> _Provided material_
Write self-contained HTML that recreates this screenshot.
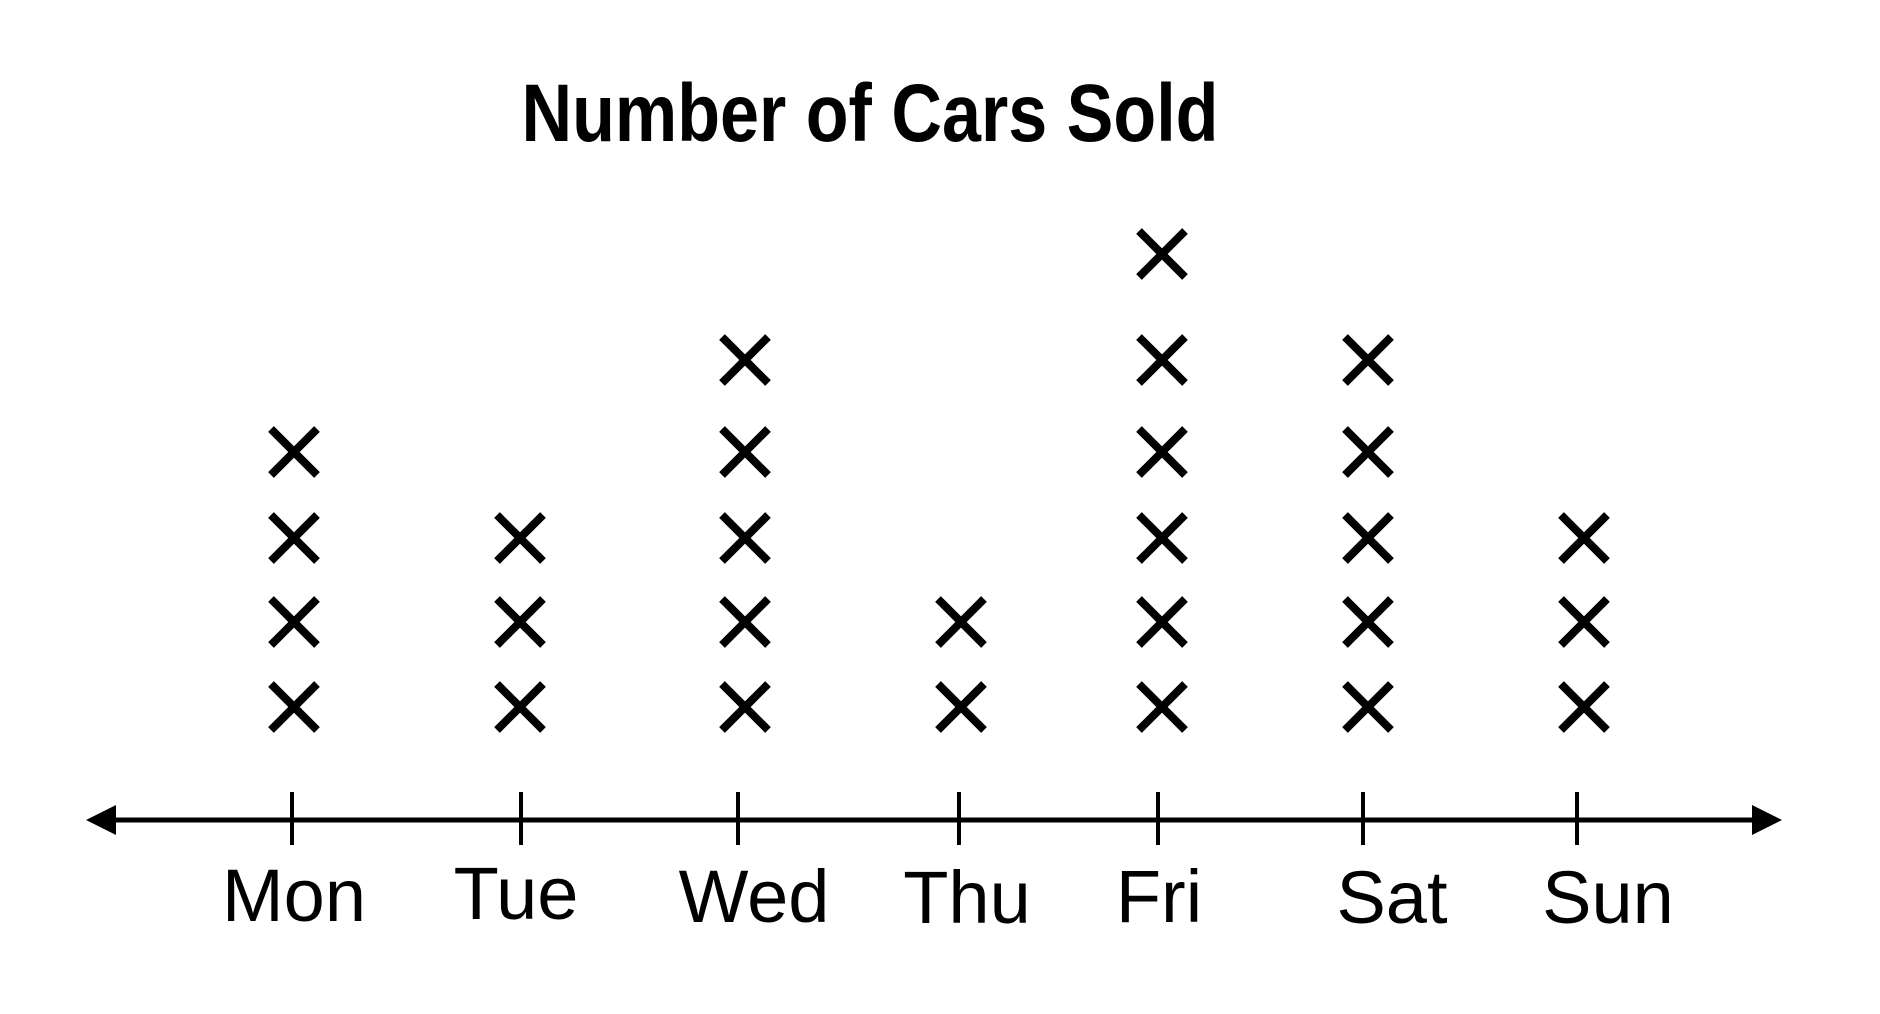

* * *

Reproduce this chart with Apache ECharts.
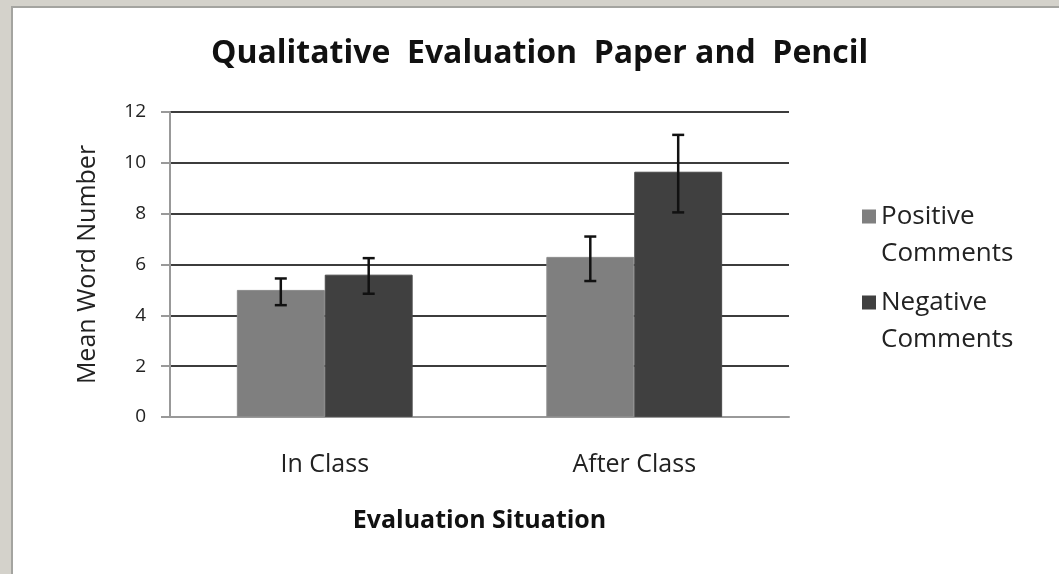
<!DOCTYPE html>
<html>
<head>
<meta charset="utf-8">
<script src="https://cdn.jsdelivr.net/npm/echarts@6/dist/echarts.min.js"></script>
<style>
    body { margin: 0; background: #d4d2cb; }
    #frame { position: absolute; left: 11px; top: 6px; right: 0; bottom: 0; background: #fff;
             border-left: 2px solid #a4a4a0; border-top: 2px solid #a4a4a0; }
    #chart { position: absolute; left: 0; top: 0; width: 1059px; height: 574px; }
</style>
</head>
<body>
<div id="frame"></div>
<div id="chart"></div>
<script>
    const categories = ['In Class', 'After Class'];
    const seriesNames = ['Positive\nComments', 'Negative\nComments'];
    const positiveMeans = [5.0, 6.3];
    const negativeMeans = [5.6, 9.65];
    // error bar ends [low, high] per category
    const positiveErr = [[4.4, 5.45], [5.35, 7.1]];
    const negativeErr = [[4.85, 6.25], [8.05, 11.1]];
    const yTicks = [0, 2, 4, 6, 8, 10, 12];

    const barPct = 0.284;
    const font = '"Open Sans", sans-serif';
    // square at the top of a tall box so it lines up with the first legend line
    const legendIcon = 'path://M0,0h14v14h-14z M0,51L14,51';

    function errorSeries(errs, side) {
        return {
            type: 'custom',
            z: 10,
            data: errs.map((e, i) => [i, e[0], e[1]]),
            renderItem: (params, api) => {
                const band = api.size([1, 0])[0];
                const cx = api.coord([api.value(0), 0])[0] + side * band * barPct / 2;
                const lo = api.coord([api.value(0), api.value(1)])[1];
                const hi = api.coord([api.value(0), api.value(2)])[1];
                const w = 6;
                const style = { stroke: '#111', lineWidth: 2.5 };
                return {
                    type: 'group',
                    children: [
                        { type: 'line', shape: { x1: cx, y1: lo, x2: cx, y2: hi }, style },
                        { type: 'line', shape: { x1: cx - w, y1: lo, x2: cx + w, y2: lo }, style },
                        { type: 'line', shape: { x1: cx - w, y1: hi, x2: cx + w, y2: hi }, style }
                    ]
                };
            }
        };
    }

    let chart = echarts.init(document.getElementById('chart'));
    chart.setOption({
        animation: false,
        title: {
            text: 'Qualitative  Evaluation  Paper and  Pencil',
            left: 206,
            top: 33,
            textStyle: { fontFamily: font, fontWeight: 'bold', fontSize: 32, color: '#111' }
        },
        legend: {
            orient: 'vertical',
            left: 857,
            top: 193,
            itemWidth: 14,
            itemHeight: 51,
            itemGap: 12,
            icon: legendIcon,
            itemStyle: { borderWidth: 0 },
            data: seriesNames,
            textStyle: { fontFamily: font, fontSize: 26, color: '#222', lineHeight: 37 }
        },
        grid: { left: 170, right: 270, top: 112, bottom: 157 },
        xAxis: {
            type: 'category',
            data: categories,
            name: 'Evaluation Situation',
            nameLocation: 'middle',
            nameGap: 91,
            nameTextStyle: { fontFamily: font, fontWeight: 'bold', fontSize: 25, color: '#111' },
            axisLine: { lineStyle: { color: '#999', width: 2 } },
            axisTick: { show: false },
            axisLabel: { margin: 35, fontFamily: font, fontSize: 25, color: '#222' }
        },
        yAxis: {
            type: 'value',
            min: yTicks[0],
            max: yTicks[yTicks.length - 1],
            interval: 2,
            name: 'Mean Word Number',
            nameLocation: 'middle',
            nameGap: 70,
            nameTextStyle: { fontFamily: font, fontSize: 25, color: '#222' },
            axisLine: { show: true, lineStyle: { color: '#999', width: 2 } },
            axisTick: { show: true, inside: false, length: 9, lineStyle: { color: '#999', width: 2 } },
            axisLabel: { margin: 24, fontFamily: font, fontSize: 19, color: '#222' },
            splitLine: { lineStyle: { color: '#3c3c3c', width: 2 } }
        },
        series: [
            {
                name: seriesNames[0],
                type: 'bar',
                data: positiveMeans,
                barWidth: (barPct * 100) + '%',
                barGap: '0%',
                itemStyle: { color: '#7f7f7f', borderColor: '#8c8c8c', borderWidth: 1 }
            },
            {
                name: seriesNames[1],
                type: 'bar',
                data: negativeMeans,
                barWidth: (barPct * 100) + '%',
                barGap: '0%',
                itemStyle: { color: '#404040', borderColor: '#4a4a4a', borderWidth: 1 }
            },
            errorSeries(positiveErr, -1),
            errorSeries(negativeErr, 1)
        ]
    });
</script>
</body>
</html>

...

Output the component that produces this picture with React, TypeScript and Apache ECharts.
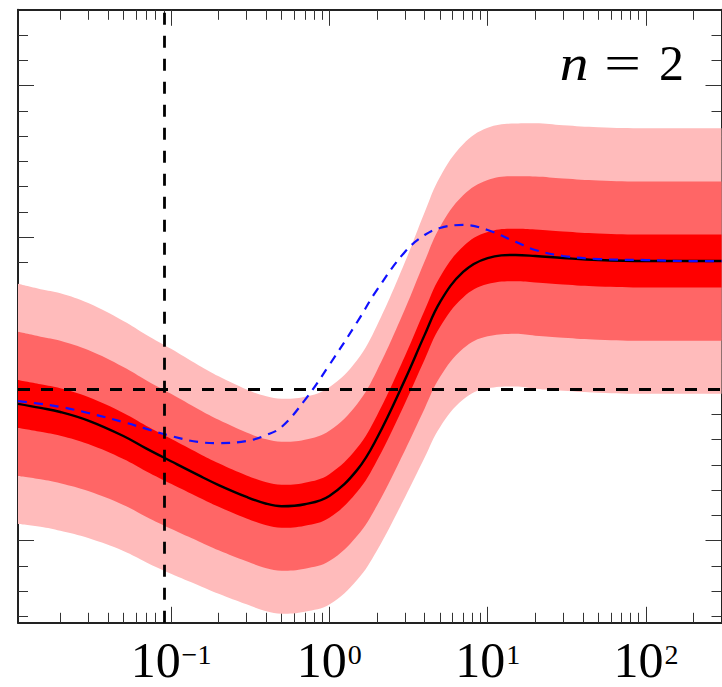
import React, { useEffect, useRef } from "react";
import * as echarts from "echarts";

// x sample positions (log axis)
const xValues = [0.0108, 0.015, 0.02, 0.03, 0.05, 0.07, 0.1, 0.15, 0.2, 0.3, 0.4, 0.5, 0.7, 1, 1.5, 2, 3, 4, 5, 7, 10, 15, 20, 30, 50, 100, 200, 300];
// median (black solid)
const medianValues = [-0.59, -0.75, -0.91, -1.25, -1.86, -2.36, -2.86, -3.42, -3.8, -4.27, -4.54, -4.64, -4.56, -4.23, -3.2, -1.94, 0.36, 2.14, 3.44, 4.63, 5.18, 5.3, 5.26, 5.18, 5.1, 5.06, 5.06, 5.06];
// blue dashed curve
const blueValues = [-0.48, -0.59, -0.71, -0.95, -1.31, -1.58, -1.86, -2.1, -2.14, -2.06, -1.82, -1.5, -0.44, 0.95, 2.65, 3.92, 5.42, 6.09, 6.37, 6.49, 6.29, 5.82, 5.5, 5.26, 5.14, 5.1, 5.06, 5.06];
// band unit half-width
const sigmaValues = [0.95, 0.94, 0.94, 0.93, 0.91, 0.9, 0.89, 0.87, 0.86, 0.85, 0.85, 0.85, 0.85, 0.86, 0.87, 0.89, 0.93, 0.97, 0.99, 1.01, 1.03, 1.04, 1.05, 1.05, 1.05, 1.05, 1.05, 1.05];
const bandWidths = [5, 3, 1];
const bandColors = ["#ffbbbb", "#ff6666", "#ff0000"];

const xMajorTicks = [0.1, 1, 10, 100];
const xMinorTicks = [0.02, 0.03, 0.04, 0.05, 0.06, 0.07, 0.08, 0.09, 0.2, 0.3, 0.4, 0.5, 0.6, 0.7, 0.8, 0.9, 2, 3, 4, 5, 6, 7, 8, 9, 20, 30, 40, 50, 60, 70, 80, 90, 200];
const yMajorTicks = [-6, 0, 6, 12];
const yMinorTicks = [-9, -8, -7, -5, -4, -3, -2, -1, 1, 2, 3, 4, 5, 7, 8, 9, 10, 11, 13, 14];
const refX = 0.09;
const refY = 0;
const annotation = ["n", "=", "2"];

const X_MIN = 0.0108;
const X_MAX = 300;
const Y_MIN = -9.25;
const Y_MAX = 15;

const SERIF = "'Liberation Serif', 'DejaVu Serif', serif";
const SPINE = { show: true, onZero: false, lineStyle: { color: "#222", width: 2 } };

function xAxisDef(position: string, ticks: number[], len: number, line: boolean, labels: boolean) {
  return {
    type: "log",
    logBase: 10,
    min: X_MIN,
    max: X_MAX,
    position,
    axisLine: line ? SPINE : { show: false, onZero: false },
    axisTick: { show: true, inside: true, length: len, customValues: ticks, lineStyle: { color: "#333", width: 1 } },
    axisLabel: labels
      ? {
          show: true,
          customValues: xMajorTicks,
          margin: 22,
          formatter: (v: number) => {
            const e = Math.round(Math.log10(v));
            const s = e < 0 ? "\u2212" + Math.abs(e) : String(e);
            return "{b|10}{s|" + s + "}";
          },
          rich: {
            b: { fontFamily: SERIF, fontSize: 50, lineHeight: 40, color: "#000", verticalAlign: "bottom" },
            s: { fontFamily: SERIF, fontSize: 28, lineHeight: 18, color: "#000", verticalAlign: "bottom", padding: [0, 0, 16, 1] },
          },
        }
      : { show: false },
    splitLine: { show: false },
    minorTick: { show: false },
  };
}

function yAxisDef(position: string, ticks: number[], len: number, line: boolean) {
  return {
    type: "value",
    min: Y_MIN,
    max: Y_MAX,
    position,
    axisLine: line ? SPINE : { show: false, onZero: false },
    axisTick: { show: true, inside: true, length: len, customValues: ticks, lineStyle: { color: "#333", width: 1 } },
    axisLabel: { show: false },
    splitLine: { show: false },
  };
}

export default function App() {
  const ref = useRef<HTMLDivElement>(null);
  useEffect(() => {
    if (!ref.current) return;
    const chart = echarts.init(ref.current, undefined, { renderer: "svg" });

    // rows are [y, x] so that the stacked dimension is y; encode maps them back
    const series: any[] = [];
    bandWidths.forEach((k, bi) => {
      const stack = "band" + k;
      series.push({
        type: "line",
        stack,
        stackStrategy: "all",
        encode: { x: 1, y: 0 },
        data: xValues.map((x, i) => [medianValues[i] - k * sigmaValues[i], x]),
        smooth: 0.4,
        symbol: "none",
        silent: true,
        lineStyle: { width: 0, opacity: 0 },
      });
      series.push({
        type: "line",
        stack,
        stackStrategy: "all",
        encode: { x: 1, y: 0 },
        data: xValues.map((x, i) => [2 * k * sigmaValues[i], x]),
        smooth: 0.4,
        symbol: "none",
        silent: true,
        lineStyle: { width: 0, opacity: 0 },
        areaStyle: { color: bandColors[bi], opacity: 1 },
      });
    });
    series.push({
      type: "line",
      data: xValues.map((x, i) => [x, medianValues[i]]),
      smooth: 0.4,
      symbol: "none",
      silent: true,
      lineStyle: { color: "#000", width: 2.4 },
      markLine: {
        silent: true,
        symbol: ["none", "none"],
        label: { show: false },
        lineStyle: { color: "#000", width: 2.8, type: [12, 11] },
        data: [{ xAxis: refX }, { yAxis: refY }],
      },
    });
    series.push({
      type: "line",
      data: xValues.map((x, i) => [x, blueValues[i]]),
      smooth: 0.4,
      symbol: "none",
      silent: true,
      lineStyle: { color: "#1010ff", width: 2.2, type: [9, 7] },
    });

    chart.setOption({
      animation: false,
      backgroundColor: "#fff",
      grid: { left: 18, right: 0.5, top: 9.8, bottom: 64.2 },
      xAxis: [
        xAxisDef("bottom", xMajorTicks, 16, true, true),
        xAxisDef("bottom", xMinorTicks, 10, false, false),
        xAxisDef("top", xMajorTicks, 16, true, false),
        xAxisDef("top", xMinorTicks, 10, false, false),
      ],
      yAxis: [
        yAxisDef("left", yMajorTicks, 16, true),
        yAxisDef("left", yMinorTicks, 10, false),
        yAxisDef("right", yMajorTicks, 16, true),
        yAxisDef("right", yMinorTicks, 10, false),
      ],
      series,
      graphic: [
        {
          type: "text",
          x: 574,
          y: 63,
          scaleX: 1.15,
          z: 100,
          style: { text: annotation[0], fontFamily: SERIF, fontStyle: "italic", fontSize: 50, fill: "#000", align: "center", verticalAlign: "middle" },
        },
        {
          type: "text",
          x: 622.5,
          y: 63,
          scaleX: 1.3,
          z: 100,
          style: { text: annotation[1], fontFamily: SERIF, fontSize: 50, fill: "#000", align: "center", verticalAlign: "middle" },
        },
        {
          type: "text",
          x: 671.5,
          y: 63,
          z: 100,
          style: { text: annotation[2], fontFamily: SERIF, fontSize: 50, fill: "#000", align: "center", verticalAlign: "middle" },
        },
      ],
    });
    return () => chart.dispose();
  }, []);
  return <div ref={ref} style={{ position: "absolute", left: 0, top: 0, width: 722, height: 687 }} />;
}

> _What is required_
Begin at the line containing "Reproduce this chart with Apache ECharts.", end at the line containing "const legendIcon = 'path://M0,0h14v14h-14z", and copy those lines word for word, both included. Skip pictures.

> _Correct answer_
Reproduce this chart with Apache ECharts.
<!DOCTYPE html>
<html>
<head>
<meta charset="utf-8">
<script src="https://cdn.jsdelivr.net/npm/echarts@6/dist/echarts.min.js"></script>
<style>
    body { margin: 0; background: #d4d2cb; }
    #frame { position: absolute; left: 11px; top: 6px; right: 0; bottom: 0; background: #fff;
             border-left: 2px solid #a4a4a0; border-top: 2px solid #a4a4a0; }
    #chart { position: absolute; left: 0; top: 0; width: 1059px; height: 574px; }
</style>
</head>
<body>
<div id="frame"></div>
<div id="chart"></div>
<script>
    const categories = ['In Class', 'After Class'];
    const seriesNames = ['Positive\nComments', 'Negative\nComments'];
    const positiveMeans = [5.0, 6.3];
    const negativeMeans = [5.6, 9.65];
    // error bar ends [low, high] per category
    const positiveErr = [[4.4, 5.45], [5.35, 7.1]];
    const negativeErr = [[4.85, 6.25], [8.05, 11.1]];
    const yTicks = [0, 2, 4, 6, 8, 10, 12];

    const barPct = 0.284;
    const font = '"Open Sans", sans-serif';
    // square at the top of a tall box so it lines up with the first legend line
    const legendIcon = 'path://M0,0h14v14h-14z M0,51L14,51';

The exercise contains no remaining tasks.